Livni to Saniora: Time to wipe away tears, work for the future
By JERUSALEM POST STAFF
Foreign Minister Tzipi Livni took a hard line against the Lebanese prime minister Tuesday, as she spoke to a special Knesset session on the conflict and the diplomatic process.
"Yesterday I saw the tears of [Prime Minister Fuad] Saniora. We all cry over our dead, both in public or in private," said Livni, referring to the teary speech Saniora gave on Monday in Beirut. "But now we are telling him to wipe away his tears and start working to create a better future, a more normal future, for those civilians for whom he is crying."
Livni said Saniora's weak government had forced Israel to intervene in southern Lebanon. "Saniora is using his weakness to call the international community to strengthen him... But when the international community understands Saniora's weakness, it gives more power to Hizbullah," she said.
She did not detail Israel's position on the draft resolution submitted to the UN Security Council by the US and France, but said that Israel was "asking to make corrections." Livni stressed that while the draft called for Israel to suspend military operations, it did not specify that the IDF must withdraw its forces.

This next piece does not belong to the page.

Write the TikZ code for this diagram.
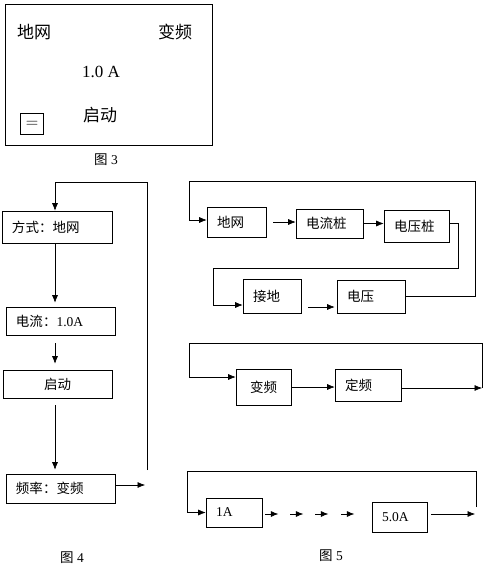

Livni's calls were echoed by Knesset Speaker Dalia Itzik, who also said that Saniora should "stop crying and start doing... Expel this terrorist parasite called Hizbullah and our two nations will be able to go back to getting along," she said.

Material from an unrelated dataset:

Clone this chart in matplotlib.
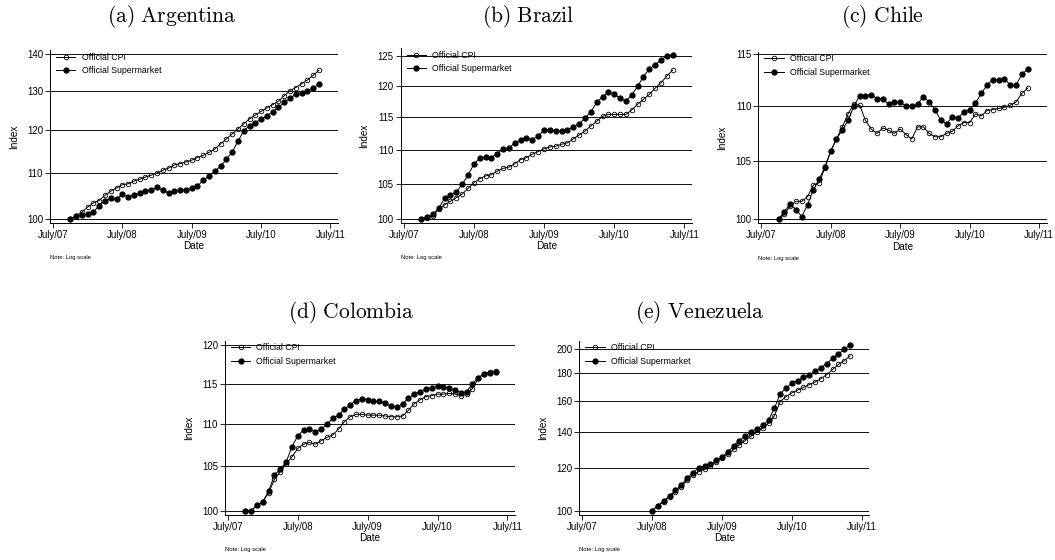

The emergency session was the third convened by Itzik since the Knesset began its summer recess three weeks ago. At the previous sessions, there were raucous disruptions by Arab MKs, prompting Itzik to remove three of them from the plenum last week.
On Tuesday, only two Arab MKs were present. Both received stern warnings from Itzik after they called out that Israel had "lost its humanity" during the recent violence.
"For those among us who are calling in the name of 'humanity' to come to a cease-fire here and now with no conditions, I will say: 'The pictures from Lebanon are difficult to see, but they are no more difficult than the pictures of thousands of Israeli children torn from their houses,'" Itzik said.
She extended her attack to anyone who criticized the war, urging that "now is not the time to deal with the day after... There are those to whom it is important to be petty and find flaws in what we are doing while we are burying our dead. This is not the time. A country cannot conduct a war in the atmosphere of an investigative committee."
The Goldwasser, Regev and Shalit families of the kidnapped soldiers sat in the visitors section during the speeches and afterward met with MKs.